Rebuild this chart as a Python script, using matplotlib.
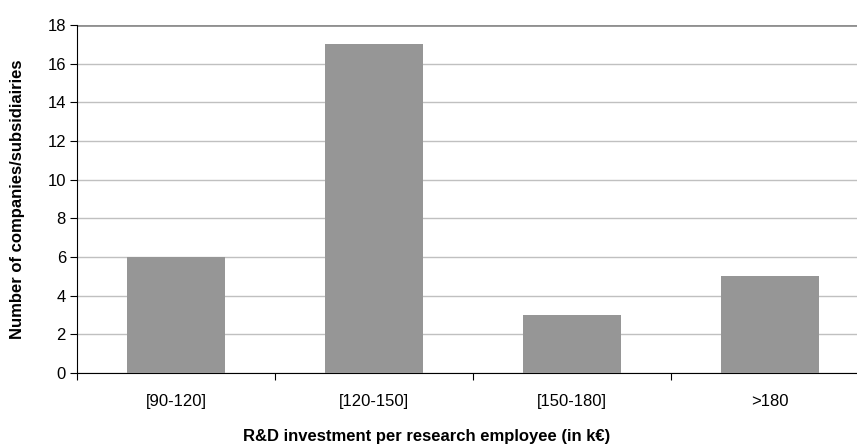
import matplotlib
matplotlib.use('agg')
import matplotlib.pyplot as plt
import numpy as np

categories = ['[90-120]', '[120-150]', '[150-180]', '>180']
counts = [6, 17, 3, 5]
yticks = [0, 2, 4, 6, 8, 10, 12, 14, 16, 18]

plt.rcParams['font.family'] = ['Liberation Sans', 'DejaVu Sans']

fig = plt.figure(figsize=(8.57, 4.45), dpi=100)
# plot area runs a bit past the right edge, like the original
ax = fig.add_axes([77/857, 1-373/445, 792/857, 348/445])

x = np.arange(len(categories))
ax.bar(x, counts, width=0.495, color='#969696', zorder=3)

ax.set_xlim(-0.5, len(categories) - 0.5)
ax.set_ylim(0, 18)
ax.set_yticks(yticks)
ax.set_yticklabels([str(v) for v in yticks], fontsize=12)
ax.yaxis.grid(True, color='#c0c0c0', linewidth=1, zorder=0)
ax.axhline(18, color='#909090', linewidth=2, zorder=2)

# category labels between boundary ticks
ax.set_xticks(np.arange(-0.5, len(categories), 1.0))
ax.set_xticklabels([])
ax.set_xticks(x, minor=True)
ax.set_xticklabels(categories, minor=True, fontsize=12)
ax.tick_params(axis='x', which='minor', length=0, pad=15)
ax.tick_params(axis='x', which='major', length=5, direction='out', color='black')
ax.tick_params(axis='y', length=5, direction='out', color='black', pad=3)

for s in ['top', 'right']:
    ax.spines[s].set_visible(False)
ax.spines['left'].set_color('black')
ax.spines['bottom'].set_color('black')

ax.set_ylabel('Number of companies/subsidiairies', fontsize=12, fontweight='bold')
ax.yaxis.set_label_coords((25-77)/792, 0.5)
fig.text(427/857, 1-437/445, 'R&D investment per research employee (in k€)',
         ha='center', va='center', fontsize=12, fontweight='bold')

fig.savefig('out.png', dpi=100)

·····

:: EXERCISE TASK ::
Return the material line for line, from its beginning to the line that contains "import numpy as np", with the pictures left out.

:: EXERCISE OUTPUT ::
Rebuild this chart as a Python script, using matplotlib.
import matplotlib
matplotlib.use('agg')
import matplotlib.pyplot as plt
import numpy as np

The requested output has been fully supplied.